António Lobo Antunes
Extracto de "Morto Cobrido de Amor" in "Visão" de 7 de Julho

5 comentários:

WOLKENGEDANKEN disse...

"ficar de pé na nossa teimosa precariedade" descreve perfeitamente a nossa vida. Quem consega aceitar a precariedade, a falta de qualquer tipo de seguranca e o facto que nada dura, pois igual pode gozar da vida que é como é e nao como nos gostariamos que fosse :))

WOLKENGEDANKEN disse...

Ah, e o pontinho vermelho como titulo é fantastico ....

Mr.

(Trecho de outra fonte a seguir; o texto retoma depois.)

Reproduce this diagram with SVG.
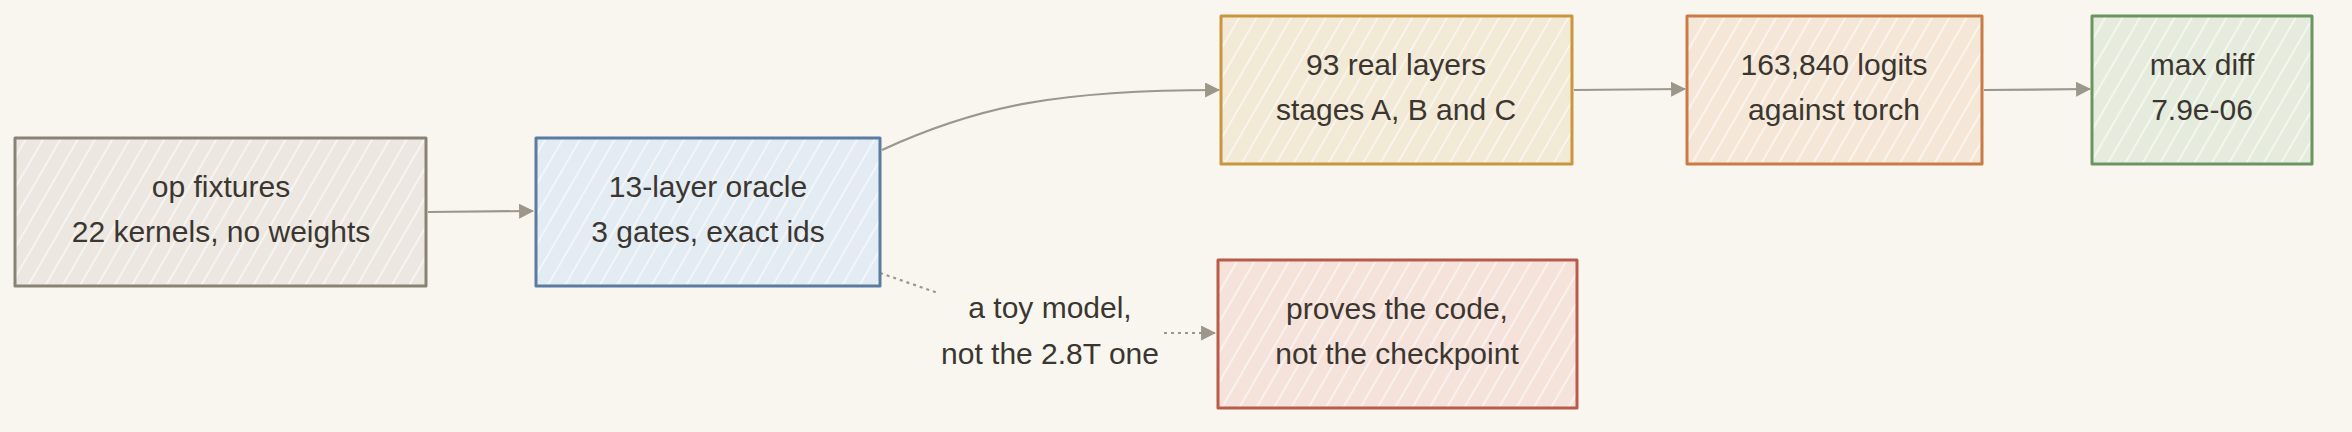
<svg xmlns="http://www.w3.org/2000/svg" width="2352" height="432" viewBox="0 0 2352 432">
<style>
.t{font-family:"Liberation Sans","DejaVu Sans",sans-serif;font-size:30px;fill:#3b3630;text-anchor:middle}
.b{stroke-width:3;stroke-linejoin:round}
.c{fill:none;stroke:#9c968b;stroke-width:2.2}
.d{fill:none;stroke:#9c968b;stroke-width:2.2;stroke-dasharray:3 4}
</style>
<defs>
<pattern id="hatch" width="15" height="15" patternUnits="userSpaceOnUse" patternTransform="rotate(30)">
<line x1="2" y1="0" x2="2" y2="15" stroke="#ffffff" stroke-opacity="0.7" stroke-width="1.5"/>
</pattern>
<marker id="ah" viewBox="0 0 14 14" refX="13" refY="7" markerWidth="15" markerHeight="15" markerUnits="userSpaceOnUse" orient="auto">
<path d="M0,0 L14,7 L0,14 Z" fill="#9c968b"/>
</marker>
</defs>
<rect width="2352" height="432" fill="#f9f6f0"/>
<g id="connectors">
<path class="c" d="M428 212 L533 211" marker-end="url(#ah)"/>
<path class="c" d="M882 150 C980 105 1060 90 1219 90" marker-end="url(#ah)"/>
<path class="c" d="M1574 90 L1685 89" marker-end="url(#ah)"/>
<path class="c" d="M1984 90 L2090 89" marker-end="url(#ah)"/>
<path class="d" d="M880 273 L938 293"/>
<path class="d" d="M1164 333 L1215 333" marker-end="url(#ah)"/>
<text class="t" x="1050" y="318">a toy model,</text>
<text class="t" x="1050" y="364">not the 2.8T one</text>
</g>
<g id="op-fixtures">
<rect x="15" y="138" width="411" height="148" fill="#ece8e1"/>
<rect x="15" y="138" width="411" height="148" fill="url(#hatch)"/>
<rect class="b" x="15" y="138" width="411" height="148" fill="none" stroke="#8a8274"/>
<text class="t" x="221" y="197">op fixtures</text>
<text class="t" x="221" y="242">22 kernels, no weights</text>
</g>
<g id="oracle">
<rect x="536" y="138" width="344" height="148" fill="#e3ebf3"/>
<rect x="536" y="138" width="344" height="148" fill="url(#hatch)"/>
<rect class="b" x="536" y="138" width="344" height="148" fill="none" stroke="#5b7ba1"/>
<text class="t" x="708" y="197">13-layer oracle</text>
<text class="t" x="708" y="242">3 gates, exact ids</text>
</g>
<g id="real-layers">
<rect x="1221" y="16" width="351" height="148" fill="#f2e9d6"/>
<rect x="1221" y="16" width="351" height="148" fill="url(#hatch)"/>
<rect class="b" x="1221" y="16" width="351" height="148" fill="none" stroke="#c9953d"/>
<text class="t" x="1396" y="75">93 real layers</text>
<text class="t" x="1396" y="120">stages A, B and C</text>
</g>
<g id="logits">
<rect x="1687" y="16" width="295" height="148" fill="#f5e7d7"/>
<rect x="1687" y="16" width="295" height="148" fill="url(#hatch)"/>
<rect class="b" x="1687" y="16" width="295" height="148" fill="none" stroke="#c97b46"/>
<text class="t" x="1834" y="75">163,840 logits</text>
<text class="t" x="1834" y="120">against torch</text>
</g>
<g id="max-diff">
<rect x="2092" y="16" width="220" height="148" fill="#e6ecdd"/>
<rect x="2092" y="16" width="220" height="148" fill="url(#hatch)"/>
<rect class="b" x="2092" y="16" width="220" height="148" fill="none" stroke="#6a9461"/>
<text class="t" x="2202" y="75">max diff</text>
<text class="t" x="2202" y="120">7.9e-06</text>
</g>
<g id="checkpoint">
<rect x="1218" y="260" width="359" height="148" fill="#f5e2db"/>
<rect x="1218" y="260" width="359" height="148" fill="url(#hatch)"/>
<rect class="b" x="1218" y="260" width="359" height="148" fill="none" stroke="#b95b49"/>
<text class="t" x="1397" y="319">proves the code,</text>
<text class="t" x="1397" y="364">not the checkpoint</text>
</g>
</svg>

Lynch disse...

Wolkengedanken;
É verdade...
Quanto ao título... Nada mais fatal e definitivo que um ponto final... seja onde for!

WOLKENGEDANKEN disse...

Eu detesto os pontos finais mas investo muitissima energia e tempo a aprender a fazer pontos finais onde for necessario. Infelizmente o resultado de momento nem me convence a mim mesma :))
NIHIL DESPERANDUM !!

Anónimo disse...

Aqui tinha vindo, sem palavras... sei o real disto que ALAntunes escreveu. E na altura da operação dele, recortei a primeira crónica de sobrevivo!